After the milk fiasco, we were again running late, though, so I went with the cockeyed ponytail look for my daughter and loaded them up once again after a quick dinner. In my haste, I did not notice the rapidly dropping temperature or the storm clouds rolling in.

We arrived at the meeting in a downpour and I ran my soggy children into the barn housing the event. They were wearing shorts and shivering (the rain didn’t help with the hair problem either). The rest of the children with the got-it-all-together parents were clad in raincoats and boots and their hair looked great. I was glad to get the kids home with no signs of pneumonia or projectile vomiting due to the milk incident.

The next day was Farm Day at my daughter’s preschool. My wife had promised that we would bring a sheep and chickens to add to the menagerie at the event that had originally been schedule for one week earlier (when my wife was going to be home).

After no small amount of logistical wrangling, we added our Horned Dorset spring ram and two hens to the pen at the end of the animal line-up.

The excited preschoolers quickly gathered around the animals. They went down the line asking about the animals’ names — the Donkey was Mercury, there was a snapping turtle in a cage named Snappy and a goat named Goaty. They got to our ram and asked me about his name. He didn’t have a name so I asked my daughter (who was sporting a lopsided pig-pony-tail-braid-bun) what she wanted to name him.
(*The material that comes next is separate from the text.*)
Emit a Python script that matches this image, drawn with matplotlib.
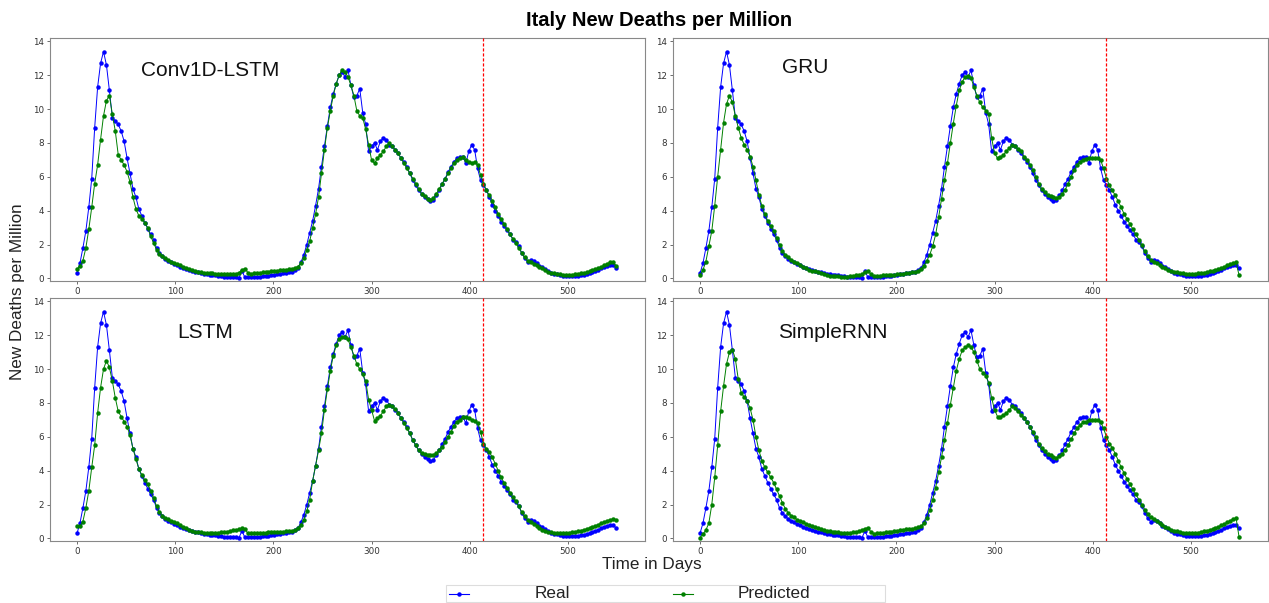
import matplotlib
matplotlib.use("Agg")
import matplotlib.pyplot as plt
from matplotlib.lines import Line2D
from matplotlib.patches import Rectangle

plt.rcParams["font.family"] = ["Liberation Sans", "DejaVu Sans"]

# Day index of every sample (every third day of the series)
DAYS = list(range(0, 552, 3))

REAL = [
    0.3, 0.9, 1.8, 2.8, 4.2, 5.9, 8.9, 11.3, 12.7, 13.4,
    12.6, 11.1, 9.5, 9.3, 9.1, 8.7, 8.1, 7.1, 6.2, 5.3,
    4.8, 4.1, 3.7, 3.3, 2.95, 2.6, 2.3, 1.8, 1.5, 1.3,
    1.15, 1.05, 0.95, 0.88, 0.8, 0.7, 0.62, 0.55, 0.5, 0.45,
    0.4, 0.36, 0.32, 0.28, 0.25, 0.23, 0.2, 0.18, 0.15, 0.13,
    0.11, 0.1, 0.08, 0.07, 0.06, 0.05, 0.45, 0.06, 0.07, 0.08,
    0.09, 0.1, 0.11, 0.13, 0.15, 0.17, 0.2, 0.22, 0.25, 0.27,
    0.3, 0.33, 0.36, 0.4, 0.48, 0.6, 0.95, 1.4, 2.0, 2.7,
    3.4, 4.3, 5.3, 6.6, 7.8, 9.0, 10.1, 10.9, 11.5, 12.0,
    12.2, 11.9, 12.3, 11.4, 10.7, 10.8, 11.2, 9.8, 9.1, 7.5,
    7.8, 8.0, 7.6, 8.1, 8.3, 8.2, 7.9, 7.8, 7.6, 7.4,
    7.1, 6.9, 6.6, 6.2, 5.8, 5.5, 5.2, 5.0, 4.8, 4.7,
    4.55, 4.65, 4.9, 5.2, 5.6, 5.9, 6.3, 6.6, 6.9, 7.1,
    7.15, 7.2, 6.8, 7.5, 7.9, 7.6, 6.5, 5.8, 5.5, 5.2,
    4.8, 4.35, 4.0, 3.7, 3.35, 3.1, 2.85, 2.6, 2.3, 2.15,
    1.9, 1.5, 1.2, 1.0, 1.1, 1.05, 0.9, 0.75, 0.65, 0.55,
    0.45, 0.35, 0.28, 0.24, 0.2, 0.17, 0.15, 0.14, 0.14, 0.14,
    0.15, 0.18, 0.22, 0.26, 0.3, 0.36, 0.42, 0.5, 0.6, 0.7,
    0.75, 0.8, 0.82, 0.6,
]

PRED_CONV1D_LSTM = [
    0.55, 0.75, 1.05, 1.8, 2.9, 4.2, 5.6, 6.7, 8.2, 9.6,
    10.5, 10.8, 9.7, 8.7, 7.3, 7.0, 6.7, 6.3, 5.7, 4.8,
    4.1, 3.7, 3.5, 3.3, 3.0, 2.5, 2.1, 1.7, 1.45, 1.3,
    1.2, 1.1, 1.0, 0.92, 0.85, 0.78, 0.7, 0.62, 0.55, 0.48,
    0.44, 0.4, 0.37, 0.35, 0.33, 0.31, 0.3, 0.28, 0.27, 0.26,
    0.25, 0.25, 0.24, 0.25, 0.27, 0.35, 0.5, 0.58, 0.35, 0.28,
    0.3, 0.32, 0.34, 0.36, 0.38, 0.4, 0.42, 0.44, 0.46, 0.48,
    0.5, 0.52, 0.55, 0.58, 0.62, 0.7, 0.9, 1.2, 1.7, 2.2,
    3.0, 3.8, 4.8, 6.2, 7.6, 8.9, 9.9, 10.8, 11.5, 12.0,
    12.3, 12.2, 11.9, 11.4, 10.8, 9.9, 9.6, 9.5, 8.8, 7.9,
    7.0, 6.8, 7.1, 7.3, 7.5, 7.8, 8.0, 7.8, 7.6, 7.4,
    7.1, 6.8, 6.5, 6.2, 5.9, 5.6, 5.3, 5.0, 4.85, 4.7,
    4.65, 4.75, 5.0, 5.3, 5.6, 5.9, 6.2, 6.5, 6.8, 7.0,
    7.1, 7.15, 7.0, 6.85, 6.8, 6.9, 6.7, 6.1, 5.6, 5.2,
    4.9, 4.6, 4.2, 3.8, 3.5, 3.2, 2.9, 2.6, 2.35, 2.1,
    1.8, 1.5, 1.25, 1.05, 0.95, 0.88, 0.82, 0.7, 0.6, 0.5,
    0.4, 0.35, 0.3, 0.27, 0.25, 0.23, 0.22, 0.22, 0.23, 0.25,
    0.27, 0.3, 0.33, 0.37, 0.42, 0.48, 0.55, 0.62, 0.7, 0.78,
    0.88, 0.95, 0.98, 0.75,
]

PRED_GRU = [
    0.2, 0.5, 1.0, 1.9, 2.8, 4.3, 6.0, 7.6, 9.2, 10.3,
    10.8, 10.4, 9.6, 8.9, 8.3, 7.9, 7.6, 7.2, 6.6, 5.8,
    4.9, 4.3, 3.8, 3.4, 3.1, 2.8, 2.4, 2.0, 1.6, 1.4,
    1.25, 1.1, 1.0, 0.92, 0.82, 0.7, 0.6, 0.52, 0.46, 0.42,
    0.36, 0.3, 0.25, 0.2, 0.16, 0.14, 0.13, 0.12, 0.11, 0.1,
    0.1, 0.12, 0.15, 0.18, 0.2, 0.25, 0.38, 0.45, 0.25, 0.15,
    0.16, 0.17, 0.18, 0.19, 0.2, 0.21, 0.22, 0.24, 0.26, 0.28,
    0.3, 0.33, 0.36, 0.4, 0.45, 0.55, 0.75, 1.05, 1.4, 1.9,
    2.6, 3.6, 4.7, 5.8, 6.8, 8.0, 9.15, 10.2, 11.1, 11.6,
    11.9, 11.95, 11.85, 11.3, 10.8, 10.4, 10.1, 9.9, 9.7, 8.3,
    7.4, 7.1, 7.15, 7.3, 7.5, 7.7, 7.9, 7.8, 7.65, 7.5,
    7.2, 7.0, 6.7, 6.4, 6.0, 5.6, 5.3, 5.1, 4.95, 4.85,
    4.8, 4.75, 4.8, 5.0, 5.25, 5.6, 6.0, 6.4, 6.7, 6.9,
    7.0, 7.05, 7.1, 7.1, 7.1, 7.1, 7.0, 6.5, 5.9, 5.5,
    5.2, 4.9, 4.55, 4.2, 3.8, 3.5, 3.2, 2.9, 2.6, 2.3,
    1.95, 1.6, 1.3, 1.1, 1.0, 0.92, 0.82, 0.7, 0.6, 0.5,
    0.45, 0.4, 0.36, 0.33, 0.3, 0.28, 0.27, 0.27, 0.28, 0.3,
    0.32, 0.35, 0.38, 0.42, 0.46, 0.5, 0.55, 0.62, 0.7, 0.78,
    0.85, 0.9, 0.95, 0.2,
]

PRED_LSTM = [
    0.75, 0.72, 1.0, 1.8, 2.8, 4.2, 5.5, 7.4, 8.9, 10.0,
    10.5, 10.1, 9.3, 8.3, 7.5, 7.2, 6.9, 6.6, 6.1, 5.3,
    4.7, 4.1, 3.75, 3.45, 3.2, 2.8, 2.4, 1.9, 1.55, 1.35,
    1.22, 1.12, 1.05, 1.0, 0.9, 0.78, 0.68, 0.6, 0.52, 0.45,
    0.41, 0.38, 0.36, 0.35, 0.34, 0.33, 0.33, 0.33, 0.34, 0.36,
    0.38, 0.41, 0.45, 0.49, 0.5, 0.53, 0.6, 0.55, 0.3, 0.3,
    0.3, 0.31, 0.32, 0.33, 0.35, 0.36, 0.37, 0.38, 0.39, 0.4,
    0.41, 0.42, 0.44, 0.46, 0.5, 0.6, 0.8, 1.1, 1.6, 2.3,
    3.4, 4.3, 5.2, 6.2, 7.6, 8.8, 9.9, 10.8, 11.4, 11.8,
    11.9, 11.9, 11.75, 11.3, 10.8, 10.3, 10.0, 9.7, 9.3, 8.2,
    7.6, 6.95, 7.1, 7.25, 7.5, 7.8, 7.9, 7.8, 7.65, 7.4,
    7.1, 6.8, 6.5, 6.2, 5.8, 5.5, 5.2, 5.05, 5.0, 4.95,
    4.95, 4.95, 5.05, 5.2, 5.4, 5.7, 6.0, 6.3, 6.65, 6.9,
    7.0, 7.15, 7.2, 7.1, 7.0, 6.95, 6.8, 6.3, 5.6, 5.3,
    5.1, 4.8, 4.4, 4.0, 3.6, 3.3, 3.0, 2.7, 2.45, 2.2,
    1.9, 1.55, 1.3, 1.1, 0.95, 0.85, 0.75, 0.62, 0.52, 0.45,
    0.4, 0.36, 0.34, 0.33, 0.33, 0.33, 0.34, 0.35, 0.37, 0.4,
    0.43, 0.47, 0.51, 0.56, 0.62, 0.68, 0.75, 0.82, 0.9, 0.98,
    1.05, 1.1, 1.15, 1.1,
]

PRED_SIMPLE_RNN = [
    0.05, 0.25, 0.5, 0.9, 2.0, 3.6, 5.5, 7.5, 9.0, 10.3,
    11.0, 11.15, 10.6, 9.4, 8.6, 8.35, 8.1, 7.7, 7.0, 6.0,
    5.2, 4.6, 4.2, 3.9, 3.6, 3.3, 2.9, 2.5, 2.1, 1.75,
    1.5, 1.35, 1.25, 1.1, 1.02, 0.96, 0.88, 0.8, 0.72, 0.65,
    0.6, 0.55, 0.5, 0.46, 0.43, 0.4, 0.38, 0.36, 0.34, 0.33,
    0.33, 0.34, 0.36, 0.4, 0.43, 0.5, 0.58, 0.63, 0.4, 0.28,
    0.3, 0.32, 0.34, 0.36, 0.38, 0.4, 0.42, 0.45, 0.48, 0.5,
    0.53, 0.55, 0.58, 0.6, 0.65, 0.72, 0.9, 1.2, 1.7, 2.3,
    3.0, 3.9, 4.8, 5.8, 6.8, 7.9, 8.9, 9.9, 10.6, 11.1,
    11.3, 11.4, 11.3, 11.0, 10.5, 10.0, 9.8, 9.6, 9.2, 8.3,
    7.6, 7.2, 7.2, 7.3, 7.4, 7.6, 7.8, 7.7, 7.5, 7.3,
    7.1, 6.85, 6.6, 6.3, 6.0, 5.6, 5.35, 5.15, 5.0, 4.9,
    4.8, 4.75, 4.85, 5.0, 5.2, 5.5, 5.85, 6.2, 6.5, 6.7,
    6.85, 6.9, 7.0, 7.0, 7.0, 7.0, 6.9, 6.5, 6.0, 5.6,
    5.35, 5.0, 4.6, 4.2, 3.85, 3.5, 3.2, 2.9, 2.6, 2.3,
    2.0, 1.7, 1.45, 1.25, 1.15, 1.05, 0.9, 0.78, 0.68, 0.6,
    0.52, 0.46, 0.42, 0.38, 0.35, 0.33, 0.32, 0.32, 0.33, 0.35,
    0.38, 0.42, 0.46, 0.5, 0.56, 0.62, 0.7, 0.78, 0.86, 0.95,
    1.05, 1.15, 1.2, 0.1,
]

MODEL_NAMES = ["Conv1D-LSTM", "GRU", "LSTM", "SimpleRNN"]
PREDICTIONS = [PRED_CONV1D_LSTM, PRED_GRU, PRED_LSTM, PRED_SIMPLE_RNN]
SPLIT_DAY = 414
X_TICKS = [0, 100, 200, 300, 400, 500]
Y_TICKS = [0, 2, 4, 6, 8, 10, 12, 14]

W, H = 1269, 603
fig = plt.figure(figsize=(W / 100, H / 100), dpi=100)


def px_rect(left, top, right, bottom):
    return [left / W, 1 - bottom / H, (right - left) / W, (bottom - top) / H]


panel_boxes = [
    px_rect(50, 38, 645, 281),
    px_rect(673, 38, 1268, 281),
    px_rect(50, 298, 645, 541),
    px_rect(673, 298, 1268, 541),
]
name_pos = [(0.27, 0.868), (0.222, 0.88), (0.26, 0.856), (0.269, 0.856)]

for box, name, pred, npos in zip(panel_boxes, MODEL_NAMES, PREDICTIONS, name_pos):
    ax = fig.add_axes(box)
    ax.plot(DAYS, REAL, color="blue", marker="o", markersize=2.2,
            linewidth=0.7, zorder=2)
    ax.plot(DAYS, pred, color="green", marker="o", markersize=2.2,
            linewidth=0.7, zorder=3)
    ax.axvline(SPLIT_DAY, color="#ff0000", linestyle=(0, (2.5, 1.5)),
               linewidth=0.9, snap=True, zorder=4)
    ax.set_xlim(-27.5, 578.5)
    ax.set_ylim(-0.15, 14.2)
    ax.set_xticks(X_TICKS)
    ax.set_yticks(Y_TICKS)
    ax.tick_params(labelsize=6.3, length=2.5, width=0.6, colors="#555555",
                   labelcolor="#333333", pad=2)
    for lab in ax.get_xticklabels() + ax.get_yticklabels():
        lab.set_family("DejaVu Sans")
    for sp in ax.spines.values():
        sp.set_color("#888888")
        sp.set_linewidth(0.8)
    ax.text(npos[0], npos[1], name, transform=ax.transAxes, fontsize=15,
            ha="center", va="center", color="#111111")

fig.text(659 / W, 1 - 20 / H, "Italy New Deaths per Million", fontsize=14.5,
         fontweight="bold", ha="center", va="center")
fig.text(18 / W, 1 - 292 / H, "New Deaths per Million", fontsize=12.3,
         rotation=90, ha="center", va="center", color="#222222")
fig.text(652 / W, 1 - 565 / H, "Time in Days", fontsize=12.3,
         ha="center", va="center", color="#222222")

# Legend drawn in figure pixel coordinates
fig.add_artist(Rectangle((446 / W, 1 - 602 / H), 439 / W, 17 / H,
                         transform=fig.transFigure, facecolor="white",
                         edgecolor="#dddddd", linewidth=0.8))
y_leg = 1 - 594 / H
for (x0, x1), color, label, tx in [((449, 469), "blue", "Real", 535),
                                   ((673, 693), "green", "Predicted", 738)]:
    fig.add_artist(Line2D([x0 / W, x1 / W], [y_leg, y_leg],
                          transform=fig.transFigure, color=color,
                          linewidth=0.8))
    fig.add_artist(Line2D([(x0 + x1) / 2 / W], [y_leg],
                          transform=fig.transFigure, color=color,
                          marker="o", markersize=2.2, linestyle="none"))
    fig.text(tx / W, y_leg, label, fontsize=12.3, ha="left", va="center",
             color="#222222")

fig.savefig("out.png", dpi=100)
She pondered for a moment. The crowd of teachers, parents and preschoolers present was silent in anticipation.

“Ummmm…Horney,” she announced.

We may be getting a letter from preschool.

We survived the rest of my wife’s absence mostly without incident. My son and I had just finished cleaning up massive piles of toys, laundry, food scraps, dishes and other miscellaneous items. She was due home any time and the house looked at least respectable (and approaching pretty good). The chores were done, Horney and the rest of the sheep were grazing peacefully in the pasture and a mockingbird was singing pleasantly outside.

My son asked, “Can we have a snack?”

“Maybe,” I said. “Let me check the time. We don’t want to spoil our dinner.”

“Daddy, I’ll check. Uhhh…Yep. It’s 48 o’ clock.”

“Oh, 48 o’clock, huh,” I said. “Sounds like snack time to me.”